◆ **Information provided**:
★ ★ ★ ★

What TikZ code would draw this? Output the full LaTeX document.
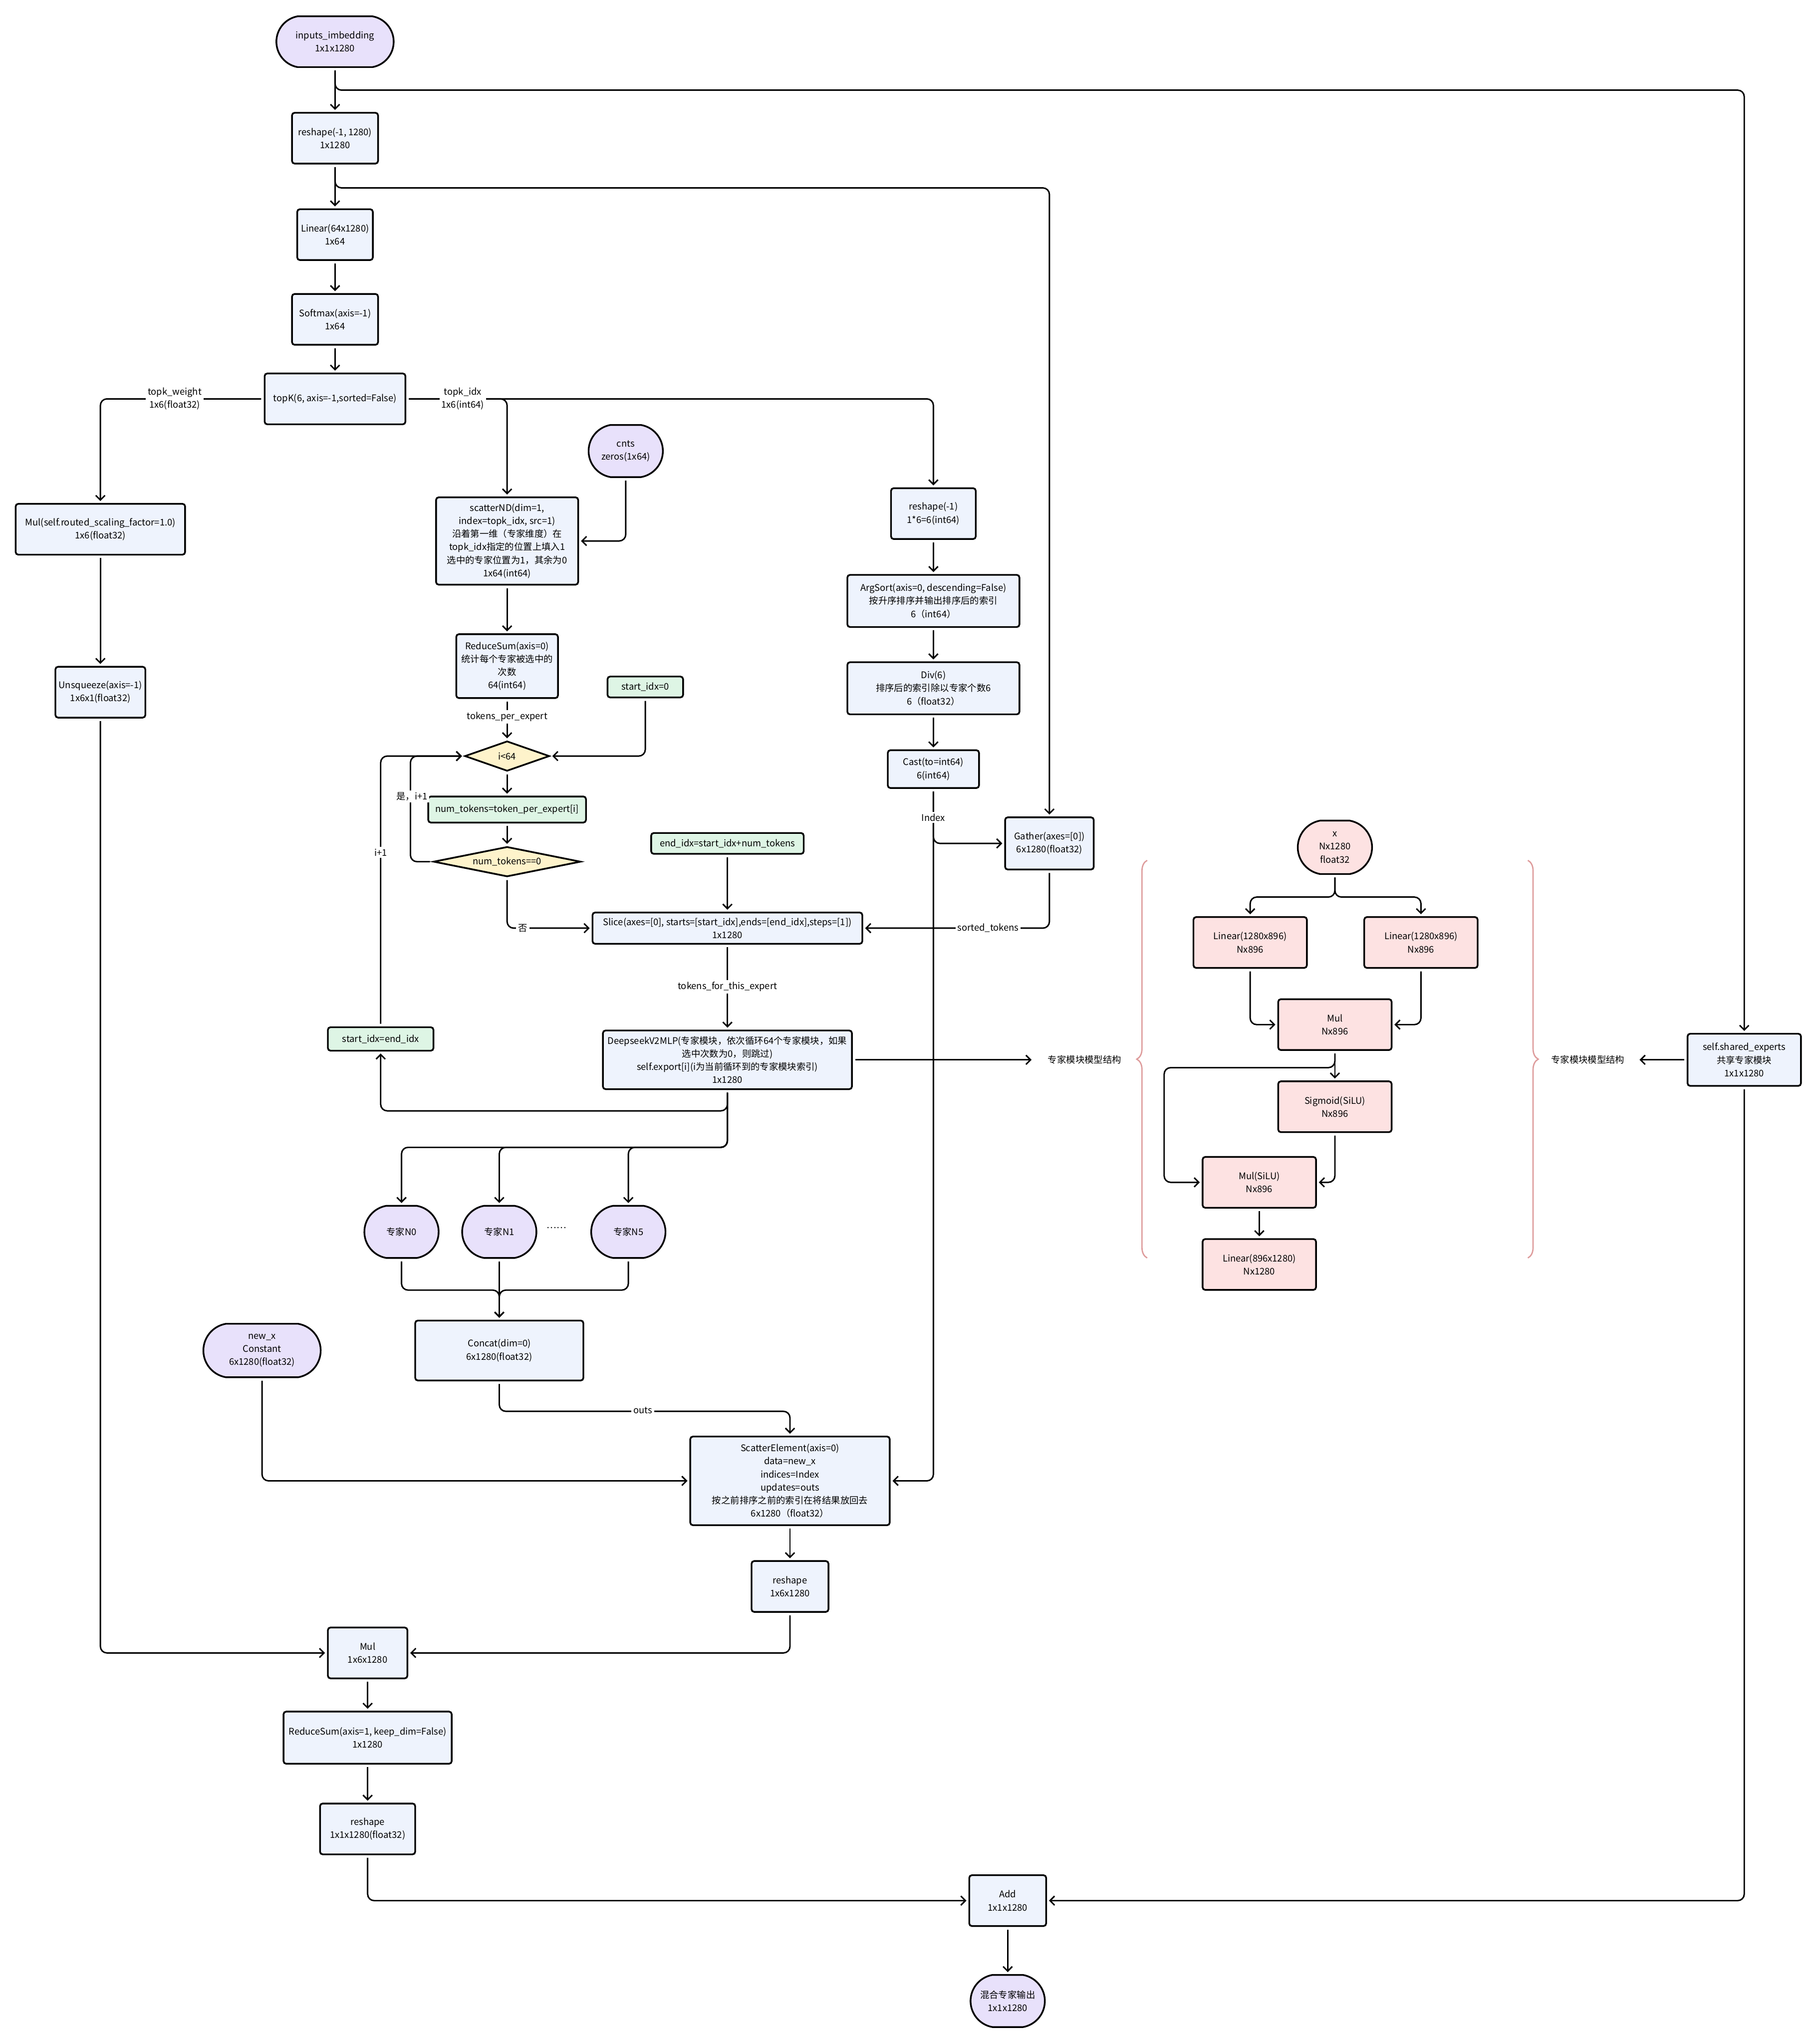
\documentclass[tikz,border=0pt]{standalone}
\usepackage{fontspec}
\setmainfont{Noto Sans CJK SC}
\usepackage{tikz}
\usetikzlibrary{arrows.meta, shapes.geometric, shapes.misc, decorations.pathreplacing}

\definecolor{opfill}{HTML}{EEF3FD}
\definecolor{iofill}{HTML}{E8E1FB}
\definecolor{varfill}{HTML}{DEF5E5}
\definecolor{condfill}{HTML}{FEF3CB}
\definecolor{mlpfill}{HTML}{FDE2E2}
\definecolor{bracecol}{HTML}{DE9C9C}

\begin{document}
\begin{tikzpicture}[x=0.035cm, y=-0.035cm, font=\fontsize{7}{10}\selectfont,
    wh/.style 2 args={minimum width=#1*0.035cm, minimum height=#2*0.035cm},
    op/.style={draw, line width=1.3pt, rounded corners=2pt, fill=opfill, align=center, inner sep=1pt},
    io/.style={draw, line width=1.3pt, rounded rectangle, rounded rectangle arc length=160, fill=iofill, align=center, inner sep=1pt},
    vbox/.style={op, fill=varfill},
    cond/.style={draw, diamond, line width=1.3pt, fill=condfill, inner sep=0pt, align=center},
    mlp/.style={op, fill=mlpfill},
    arr/.style={-{Straight Barb[length=3.5pt, width=7pt]}, line width=1.1pt, rounded corners=5pt, shorten <=2pt, shorten >=1.5pt},
    lbl/.style={fill=white, inner sep=1.5pt, align=center},
    bracestyle/.style={decorate, decoration={brace, amplitude=0.28cm}, draw=bracecol, line width=1pt}]
  \fill[white, use as bounding box] (0,0) rectangle (1395,1568);

  % main column
  \node[io, wh={92}{39}] (inp) at (257,32) {inputs\_imbedding\\1x1x1280};
  \node[op, wh={66}{39}] (rs) at (257,106) {reshape(-1, 1280)\\1x1280};
  \node[op, wh={58}{39}] (lin) at (257,180) {Linear(64x1280)\\1x64};
  \node[op, wh={66}{39}] (smx) at (257,245) {Softmax(axis=-1)\\1x64};
  \node[op, wh={108}{39}] (topk) at (257,306) {topK(6, axis=-1,sorted=False)};
  % weight branch
  \node[op, wh={130}{39}] (mulr) at (77,406) {Mul(self.routed\_scaling\_factor=1.0)\\1x6(float32)};
  \node[op, wh={69}{39}] (unsq) at (77,531) {Unsqueeze(axis=-1)\\1x6x1(float32)};
  % expert counting
  \node[io, wh={59}{40}] (cnts) at (480,346) {cnts\\zeros(1x64)};
  \node[op, wh={109}{67}] (scnd) at (389,415) {scatterND(dim=1,\\index=topk\_idx, src=1)\\沿着第一维（专家维度）在\\topk\_idx指定的位置上填入1\\选中的专家位置为1，其余为0\\1x64(int64)};
  \node[op, wh={78}{49}] (rsum) at (389,511) {ReduceSum(axis=0)\\统计每个专家被选中的\\次数\\64(int64)};
  % loop over experts
  \node[vbox, wh={58}{16}] (sidx0) at (495,527) {start\_idx=0};
  \node[cond, wh={65}{23}, aspect=2.8] (ilt) at (389,580) {i<64};
  \node[vbox, wh={121}{20}] (ntok) at (389,621) {num\_tokens=token\_per\_expert[i]};
  \node[cond, wh={113}{23}, aspect=4.9] (nz) at (389,661) {num\_tokens==0};
  \node[vbox, wh={117}{16}] (eidx) at (558,647) {end\_idx=start\_idx+num\_tokens};
  \node[op, wh={207}{24}] (slc) at (558,712) {Slice(axes=[0], starts=[start\_idx],ends=[end\_idx],steps=[1])\\1x1280};
  \node[op, wh={191}{45}] (mlp) at (558,813) {DeepseekV2MLP(专家模块，依次循环64个专家模块，如果\\选中次数为0，则跳过)\\self.export[i](i为当前循环到的专家模块索引)\\1x1280};
  \node[vbox, wh={81}{18}] (sidx1) at (292,797) {start\_idx=end\_idx};
  % sorting column
  \node[op, wh={65}{39}] (rsi) at (716,394) {reshape(-1)\\1*6=6(int64)};
  \node[op, wh={132}{40}] (asrt) at (716,461) {ArgSort(axis=0, descending=False)\\按升序排序并输出排序后的索引\\6（int64）};
  \node[op, wh={132}{40}] (dv) at (716,528) {Div(6)\\排序后的索引除以专家个数6\\6（float32）};
  \node[op, wh={70}{29}] (cst) at (716,590) {Cast(to=int64)\\6(int64)};
  \node[op, wh={68}{40}] (gth) at (805,647) {Gather(axes=[0])\\6x1280(float32)};
  % experts and merge
  \node[io, wh={59}{40}] (e0) at (308,945) {专家N0};
  \node[io, wh={59}{40}] (e1) at (383,945) {专家N1};
  \node (dots) at (427,942) {……};
  \node[io, wh={59}{40}] (e5) at (482,945) {专家N5};
  \node[io, wh={92}{41}] (newx) at (201,1036) {new\_x\\Constant\\6x1280(float32)};
  \node[op, wh={129}{46}] (cct) at (383,1036) {Concat(dim=0)\\6x1280(float32)};
  \node[op, wh={153}{68}] (sce) at (606,1136) {ScatterElement(axis=0)\\data=new\_x\\indices=Index\\updates=outs\\按之前排序之前的索引在将结果放回去\\6x1280（float32）};
  \node[op, wh={59}{39}] (rs6) at (606,1217) {reshape\\1x6x1280};
  \node[op, wh={61}{39}] (mulw) at (282,1268) {Mul\\1x6x1280};
  \node[op, wh={129}{40}] (rsum1) at (282,1333) {ReduceSum(axis=1, keep\_dim=False)\\1x1280};
  \node[op, wh={73}{39}] (rs1) at (282,1403) {reshape\\1x1x1280(float32)};
  \node[op, wh={59}{39}] (add) at (773,1458) {Add\\1x1x1280};
  \node[io, wh={59}{40}] (out) at (773,1535) {混合专家输出\\1x1x1280};
  \node[op, wh={87}{40}] (shx) at (1338,813) {self.shared\_experts\\共享专家模块\\1x1x1280};
  % expert module structure
  \node[io, fill=mlpfill, wh={59}{41}] (xin) at (1024,650) {x\\Nx1280\\float32};
  \node[mlp, wh={87}{39}] (lga) at (959,723) {Linear(1280x896)\\Nx896};
  \node[mlp, wh={87}{39}] (lup) at (1090,723) {Linear(1280x896)\\Nx896};
  \node[mlp, wh={87}{39}] (mm) at (1024,786) {Mul\\Nx896};
  \node[mlp, wh={87}{39}] (sgm) at (1024,849) {Sigmoid(SiLU)\\Nx896};
  \node[mlp, wh={87}{39}] (msl) at (966,907) {Mul(SiLU)\\Nx896};
  \node[mlp, wh={87}{39}] (ldn) at (966,970) {Linear(896x1280)\\Nx1280};
  \node (lm1) at (832,813) {专家模块模型结构};
  \node (lm2) at (1218,813) {专家模块模型结构};
  \draw[bracestyle] (880,965) -- (880,660);
  \draw[bracestyle] (1172,660) -- (1172,965);

  % connectors
  \draw[arr] (inp.south) -- (rs.north);
  \draw[arr] (inp.south) -- ++(0,17) -| (shx.north);
  \draw[arr] (rs.south) -- (lin.north);
  \draw[arr] (rs.south) -- ++(0,18) -| (gth.north);
  \draw[arr] (lin.south) -- (smx.north);
  \draw[arr] (smx.south) -- (topk.north);
  \draw[arr] (topk.west) -| (mulr.north);
  \draw[arr] (topk.east) -| (rsi.north);
  \draw[arr] (topk.east) -| (scnd.north);
  \draw[arr] (mulr.south) -- (unsq.north);
  \draw[arr] (unsq.south) |- (mulw.west);
  \draw[arr] (cnts.south) |- (scnd.east);
  \draw[arr] (scnd.south) -- (rsum.north);
  \draw[arr] (rsum.south) -- (ilt.north);
  \draw[arr] (sidx0.south) |- (ilt.east);
  \draw[arr] (ilt.south) -- (ntok.north);
  \draw[arr] (ntok.south) -- (nz.north);
  \draw[arr] (nz.west) -- ++(-17,0) |- (ilt.west);
  \draw[arr] (nz.south) |- (slc.west);
  \draw[arr] (eidx.south) -- (slc.north);
  \draw[arr] (gth.south) |- (slc.east);
  \draw[arr] (slc.south) -- (mlp.north);
  \draw[arr] (mlp.south) -- ++(0,16) -| (sidx1.south);
  \draw[arr] (sidx1.north) |- (ilt.west);
  \draw[arr, shorten >=9pt] (mlp.east) -- (lm1.west);
  \foreach \e in {e0,e1,e5} \draw[arr] (mlp.south) -- ++(0,44) -| (\e.north);
  \foreach \e in {e0,e5} \draw[arr] (\e.south) -- ++(0,24) -| (cct.north);
  \draw[arr] (e1.south) -- (cct.north);
  \draw[arr] (cct.south) -- ++(0,23) -| (sce.north);
  \draw[arr] (newx.south) |- (sce.west);
  \draw[arr] (rsi.south) -- (asrt.north);
  \draw[arr] (asrt.south) -- (dv.north);
  \draw[arr] (dv.south) -- (cst.north);
  \draw[arr] (cst.south) |- (gth.west);
  \draw[arr] (cst.south) |- (sce.east);
  \draw[arr] (sce.south) -- (rs6.north);
  \draw[arr] (rs6.south) |- (mulw.east);
  \draw[arr] (mulw.south) -- (rsum1.north);
  \draw[arr] (rsum1.south) -- (rs1.north);
  \draw[arr] (rs1.south) |- (add.west);
  \draw[arr] (shx.south) |- (add.east);
  \draw[arr] (add.south) -- (out.north);
  \draw[arr, shorten >=8pt] (shx.west) -- (lm2.east);
  % inside the expert module
  \draw[arr] (xin.south) -- ++(0,17) -| (lga.north);
  \draw[arr] (xin.south) -- ++(0,17) -| (lup.north);
  \draw[arr] (lga.south) |- (mm.west);
  \draw[arr] (lup.south) |- (mm.east);
  \draw[arr] (mm.south) -- (sgm.north);
  \coordinate (mmturn) at (893,819);
  \draw[arr] (mm.south) |- (mmturn) |- (msl.west);
  \draw[arr] (sgm.south) |- (msl.east);
  \draw[arr] (msl.south) -- (ldn.north);

  % edge labels
  \node[lbl] (ltw) at (134,306) {topk\_weight\\1x6(float32)};
  \node[lbl] (lti) at (355,306) {topk\_idx\\1x6(int64)};
  \node[lbl] (ltpe) at (389,550) {tokens\_per\_expert};
  \node[lbl] (lyes) at (316,611) {是，i+1};
  \node[lbl] (linc) at (292,654) {i+1};
  \node[lbl] (lno) at (401,712) {否};
  \node[lbl] (ltfe) at (558,757) {tokens\_for\_this\_expert};
  \node[lbl] (lidx) at (716,627) {Index};
  \node[lbl] (lsrt) at (758,712) {sorted\_tokens};
  \node[lbl] (louts) at (493,1082) {outs};
\end{tikzpicture}
\end{document}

★ ★ ★ ★

◆ **Exercise objective**: From the first line above to the line containing "(0,0) rectangle (1395,1568);", repeat each line exactly. Pictures stay out.

◆ **Answer in full**:
What TikZ code would draw this? Output the full LaTeX document.
\documentclass[tikz,border=0pt]{standalone}
\usepackage{fontspec}
\setmainfont{Noto Sans CJK SC}
\usepackage{tikz}
\usetikzlibrary{arrows.meta, shapes.geometric, shapes.misc, decorations.pathreplacing}

\definecolor{opfill}{HTML}{EEF3FD}
\definecolor{iofill}{HTML}{E8E1FB}
\definecolor{varfill}{HTML}{DEF5E5}
\definecolor{condfill}{HTML}{FEF3CB}
\definecolor{mlpfill}{HTML}{FDE2E2}
\definecolor{bracecol}{HTML}{DE9C9C}

\begin{document}
\begin{tikzpicture}[x=0.035cm, y=-0.035cm, font=\fontsize{7}{10}\selectfont,
    wh/.style 2 args={minimum width=#1*0.035cm, minimum height=#2*0.035cm},
    op/.style={draw, line width=1.3pt, rounded corners=2pt, fill=opfill, align=center, inner sep=1pt},
    io/.style={draw, line width=1.3pt, rounded rectangle, rounded rectangle arc length=160, fill=iofill, align=center, inner sep=1pt},
    vbox/.style={op, fill=varfill},
    cond/.style={draw, diamond, line width=1.3pt, fill=condfill, inner sep=0pt, align=center},
    mlp/.style={op, fill=mlpfill},
    arr/.style={-{Straight Barb[length=3.5pt, width=7pt]}, line width=1.1pt, rounded corners=5pt, shorten <=2pt, shorten >=1.5pt},
    lbl/.style={fill=white, inner sep=1.5pt, align=center},
    bracestyle/.style={decorate, decoration={brace, amplitude=0.28cm}, draw=bracecol, line width=1pt}]
  \fill[white, use as bounding box] (0,0) rectangle (1395,1568);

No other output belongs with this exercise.